Пытаясь найти адекватные мыслительные и поэтические формы для своего обостренного внимания к человеческому существованию, сочетающегося с неизбежным при его подходе одиночеством, Ибн-Эзра выводит на передний план проблему притяжения и отталкивания мира, корысти и бескорыстия (или, пользуясь современным языком, «внутренней свободы», при всей проблематичности подобного словосочетания) и делает ее не только центральной, но и безнадежно неразрешимой. В отличие от Ибн-Габироля, для него дистанция, разделяющая небо и землю, бесконечна и совершенно непреодолима. Сомнительное и двусмысленное решение, которое он предлагает, можно было бы назвать «высшим бескорыстием». Ибн-Эзра принимает мир во всей его безличной материальной и плотской конкретности, выхватывая его фрагменты своим прозрачным рассеянным взглядом.
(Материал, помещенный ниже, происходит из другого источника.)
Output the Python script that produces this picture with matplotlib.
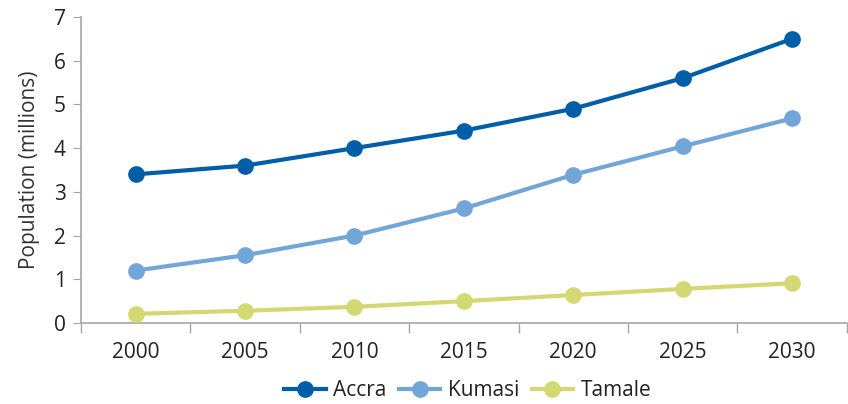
import numpy as np
from matplotlib import pyplot as plt

plt.rcParams['font.family'] = ['Open Sans', 'DejaVu Sans']

years = ["2000", "2005", "2010", "2015", "2020", "2025", "2030"]
accra = [3.4, 3.6, 4.0, 4.4, 4.9, 5.6, 6.5]
kumasi = [1.2, 1.55, 2.0, 2.62, 3.39, 4.04, 4.68]
tamale = [0.21, 0.28, 0.37, 0.5, 0.64, 0.78, 0.91]

names = ["Accra", "Kumasi", "Tamale"]
colors = ["#005ea8", "#72a6d9", "#d4d873"]

fig = plt.figure(figsize=(8.48, 4.04), dpi=100)
ax = fig.add_axes([0.0955, 0.2005, 0.903, 0.7575])

x = np.arange(len(years))
for vals, name, c in zip([accra, kumasi, tamale], names, colors):
    ax.plot(x, vals, color=c, lw=3, marker="o", ms=11, label=name, zorder=3)

ax.set_xlim(-0.5, len(years) - 0.5)
ax.set_ylim(0, 7)
ax.set_yticks(range(8))
ax.set_xticks(x)
ax.set_xticklabels(years)
ax.set_xticks(np.arange(-0.5, len(years)), minor=True)
ax.tick_params(axis="x", which="major", length=0, pad=14, labelsize=15, labelcolor="#222222")
ax.tick_params(axis="x", which="minor", length=7, color="#a6a6a6", width=1)
ax.tick_params(axis="y", length=6, color="#a6a6a6", labelsize=15, labelcolor="#222222", pad=5)

for s in ["top", "right"]:
    ax.spines[s].set_visible(False)
for s in ["left", "bottom"]:
    ax.spines[s].set_color("#a6a6a6")
    ax.spines[s].set_linewidth(1.2)

ax.set_ylabel("Population (millions)", fontsize=15, color="#333333", labelpad=10)

ax.legend(loc="center", bbox_to_anchor=(0.505, -0.222), ncol=3, frameon=False,
          fontsize=15, handlelength=2.0, columnspacing=0.6, handletextpad=0.35,
          labelcolor="#222222")

plt.savefig("out.png", dpi=100)
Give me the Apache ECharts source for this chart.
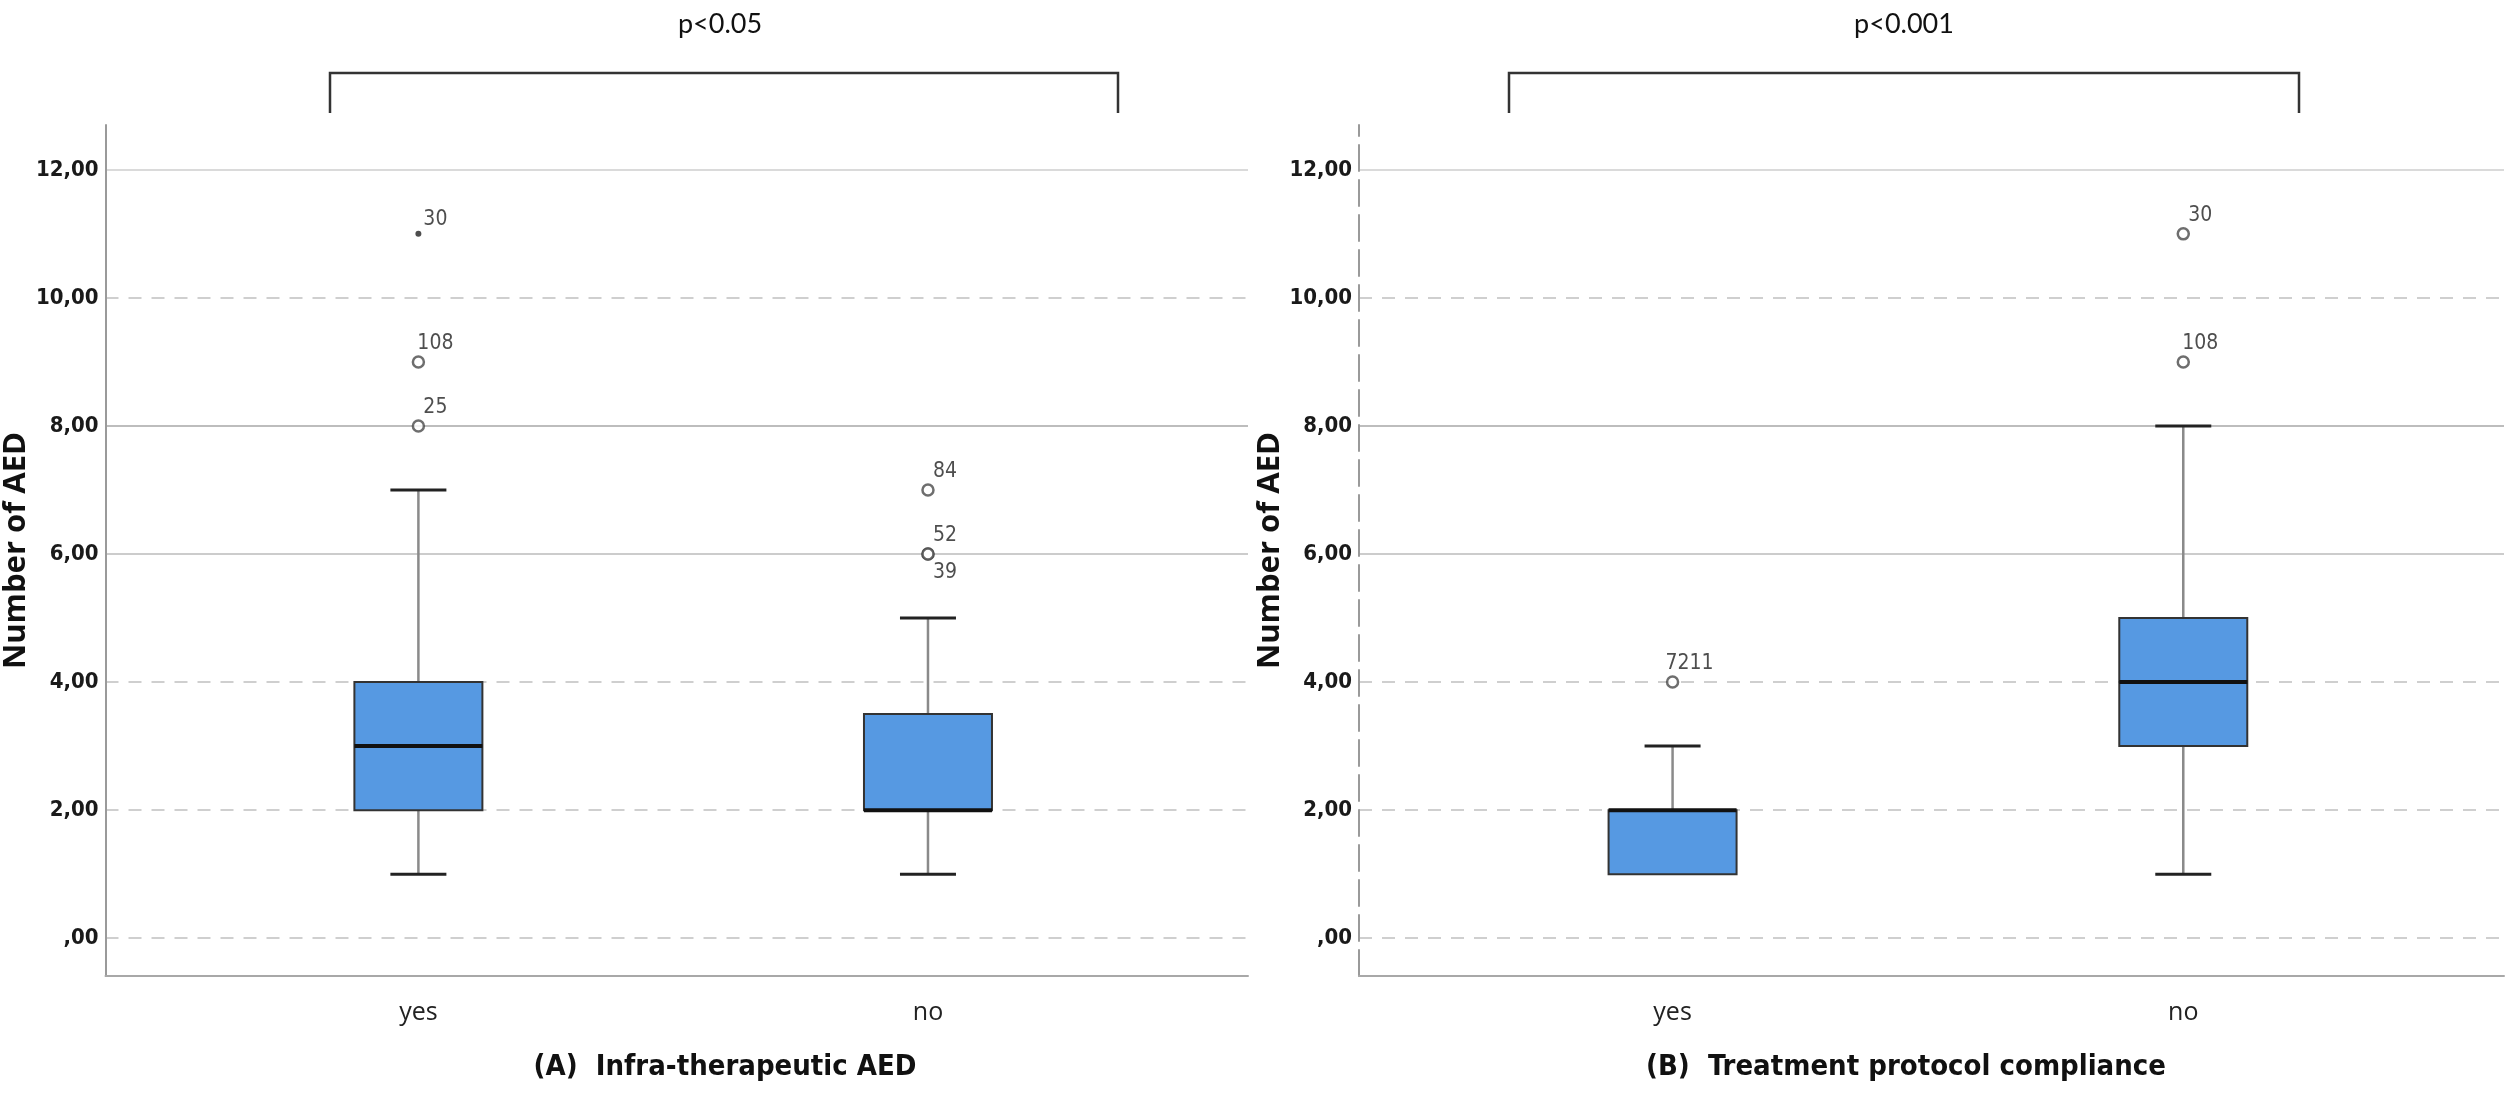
<!DOCTYPE html>
<html>
<head>
<meta charset="utf-8">
<script src="https://cdn.jsdelivr.net/npm/echarts@6/dist/echarts.min.js"></script>
<style>html,body{margin:0;padding:0;background:#fff}#c{width:2507px;height:1096px}</style>
</head>
<body>
<div id="c"></div>
<script>
// ---- data ----
const categories = ['yes', 'no'];
// [min, Q1, median, Q3, max]
const boxA = [[1, 2, 3, 4, 7], [1, 2, 2, 3.5, 5]];
const boxB = [[1, 1, 2, 2, 3], [1, 3, 4, 5, 8]];
// [category index, value, case label]
const outliersA = [[0, 8, '25'], [0, 9, '108'], [0, 11, '30'], [1, 6, '52'], [1, 6, '39'], [1, 7, '84']];
const outliersB = [[0, 4, '7211'], [1, 9, '108'], [1, 11, '30']];
const yTicks = [0, 2, 4, 6, 8, 10, 12];
const yTickLabels = [',00', '2,00', '4,00', '6,00', '8,00', '10,00', '12,00'];
const pValues = ['p<0.05', 'p<0.001'];
const captions = ['(A)  Infra-therapeutic AED', '(B)  Treatment protocol compliance'];
const yAxisTitle = 'Number of AED';

// ---- styling helpers ----
const NARROW = "'Liberation Sans Narrow','DejaVu Sans Condensed',sans-serif";
const gridTypes = ['dashed', 'dashed', 'dashed', 'solid', 'solid', 'dashed', 'solid'];
const gridColors = ['#cfcfcf', '#cfcfcf', '#cfcfcf', '#cccccc', '#bdbdbd', '#cfcfcf', '#dadada'];

function boxRenderer(params, api) {
  const i = api.value(0);
  const mn = api.value(1), q1 = api.value(2), md = api.value(3), q3 = api.value(4), mx = api.value(5);
  const X = api.coord([i, md])[0];
  const Y = v => api.coord([i, v])[1];
  const hw = 64, cap = 28;
  const ch = [];
  if (mx > q3) ch.push({type: 'line', shape: {x1: X, y1: Y(mx), x2: X, y2: Y(q3)}, style: {stroke: '#8a8a8a', lineWidth: 2.5}});
  if (mn < q1) ch.push({type: 'line', shape: {x1: X, y1: Y(q1), x2: X, y2: Y(mn)}, style: {stroke: '#8a8a8a', lineWidth: 2.5}});
  if (mx > q3) ch.push({type: 'line', shape: {x1: X - cap, y1: Y(mx), x2: X + cap, y2: Y(mx)}, style: {stroke: '#222', lineWidth: 3}});
  if (mn < q1) ch.push({type: 'line', shape: {x1: X - cap, y1: Y(mn), x2: X + cap, y2: Y(mn)}, style: {stroke: '#222', lineWidth: 3}});
  ch.push({type: 'rect', shape: {x: X - hw, y: Y(q3), width: 2 * hw, height: Y(q1) - Y(q3)}, style: {fill: '#5699e2', stroke: '#333', lineWidth: 2}});
  ch.push({type: 'line', shape: {x1: X - hw, y1: Y(md), x2: X + hw, y2: Y(md)}, style: {stroke: '#111', lineWidth: 4}});
  return {type: 'group', children: ch};
}

function outlierData(outs, boxes) {
  const seen = {};
  return outs.map(o => {
    const b = boxes[o[0]];
    const iqr = b[3] - b[1];
    const extreme = o[1] > b[3] + 3 * iqr;
    const key = o[0] + '_' + o[1];
    const below = !!seen[key];
    seen[key] = true;
    const item = {value: [o[0], o[1]], name: o[2],
      label: {show: true, formatter: o[2], position: below ? 'bottom' : 'top', distance: 1, offset: [17, 0],
        fontSize: 21, color: '#222', fontFamily: NARROW}};
    if (extreme) {
      item.symbol = 'circle'; item.symbolSize = 6;
      item.itemStyle = {color: '#222', borderWidth: 0};
    }
    return item;
  });
}

function gridMarkLines() {
  return {
    silent: true, z: 0, symbol: ['none', 'none'], label: {show: false},
    data: yTicks.map((v, k) => ({yAxis: v, lineStyle: {type: gridTypes[k] === 'dashed' ? [13, 10] : 'solid', color: gridColors[k], width: 2}}))
  };
}

const grids = [
  {left: 104, top: 125, width: 1144, height: 851},
  {left: 1359, top: 125, width: 1145, height: 851}
];

const xAxes = [0, 1].map(g => ({
  gridIndex: g, type: 'value', min: -0.614, max: 1.628,
  axisLine: {show: true, onZero: false, lineStyle: {color: '#a8a8a8', width: 2}},
  axisTick: {show: false}, splitLine: {show: false},
  axisLabel: {customValues: [0, 1], formatter: v => categories[Math.round(v)], margin: 24,
    fontSize: 25, color: '#222', fontFamily: "'Open Sans',sans-serif"}
}));

const yAxes = [0, 1].map(g => ({
  gridIndex: g, type: 'value', min: -0.59, max: 12.7,
  axisLine: {show: true, onZero: false, lineStyle: {color: '#9a9a9a', width: 2, type: g === 1 ? [26, 9] : 'solid'}},
  axisTick: {show: false}, splitLine: {show: false},
  axisLabel: {customValues: yTicks, formatter: v => yTickLabels[yTicks.indexOf(v)], margin: 7,
    fontSize: 22, fontWeight: 'bold', color: '#1a1a1a', fontFamily: NARROW},
  name: yAxisTitle, nameLocation: 'middle', nameGap: 56,
  nameTextStyle: {fontSize: 31, fontWeight: 'bold', color: '#111', fontFamily: "'Open Sans',sans-serif"}
}));

const series = [];
[[boxA, outliersA], [boxB, outliersB]].forEach((pair, g) => {
  series.push({
    type: 'scatter', xAxisIndex: g, yAxisIndex: g, z: 1,
    symbol: 'circle', symbolSize: 11,
    itemStyle: {color: '#ffffff', borderColor: '#4a4a4a', borderWidth: 2.5},
    data: outlierData(pair[1], pair[0]),
    markLine: gridMarkLines()
  });
  series.push({
    type: 'custom', xAxisIndex: g, yAxisIndex: g, z: 6,
    renderItem: boxRenderer,
    encode: {x: 0, y: [1, 2, 3, 4, 5]},
    data: pair[0].map((b, i) => [i].concat(b))
  });
});

const bracketX = [[330, 1118], [1509, 2299]];
const textX = [720, 1904];
const captionX = [725, 1906];
const graphic = [];
[0, 1].forEach(g => {
  graphic.push({type: 'polyline', shape: {points: [[bracketX[g][0], 113], [bracketX[g][0], 73], [bracketX[g][1], 73], [bracketX[g][1], 113]]},
    style: {stroke: '#333', lineWidth: 2.5, fill: null}});
  graphic.push({type: 'text', x: textX[g], y: 24, style: {text: pValues[g], align: 'center', verticalAlign: 'middle',
    fontSize: 27, fontFamily: "Lato,'Open Sans',sans-serif", fill: '#111'}});
  graphic.push({type: 'text', x: captionX[g], y: 1067, style: {text: captions[g], align: 'center', verticalAlign: 'middle',
    fontSize: 29, fontWeight: 'bold', fontFamily: NARROW, fill: '#111'}});
});

const chart = echarts.init(document.getElementById('c'));
chart.setOption({
  animation: false,
  backgroundColor: '#ffffff',
  grid: grids, xAxis: xAxes, yAxis: yAxes, series: series, graphic: graphic
});
</script>
</body>
</html>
Нет ничего более постоянного для него, чем ощущение быстротечности существования и неизбежности гибели. Будущее — воистину ненавистная ему часть триады времени. Нельзя не поразиться тому чудовищному самомнению, с которым он настаивает на возможности подобного бескорыстия и доказывает свою гипотетическую свободу от будущего. Эта странная вера пронизывает его книги во всем их бесконечном разнообразии: религиозную и светскую поэзию, гимны, молитвы, похоронные песни, философские и астрономические трактаты, грамматики и комментарии. В сочетании с подчеркнутой приватностью существования и безупречным вкусом, изяществом речи и болезненным пристрастием к языку, сознательным одиночеством и обостренным вниманием к гулу небесных сфер, столь остро ощутимыми в его стихах, эта вера делает Ибн-Эзру первым европейцем в еще не существующей Европе — в том смысле, в котором мы привыкли считать себя европейцами нового времени. Через восемьсот пятьдесят лет, замыкая круг, те же темы вернутся в поэзии Иосифа Бродского. Но важно не только то, что благодаря неожиданному появлению этих тем — и этому новому ощущению себя в мире — Ибн-Эзра оказывается первым европейцем — он оказывается первым европейским евреем.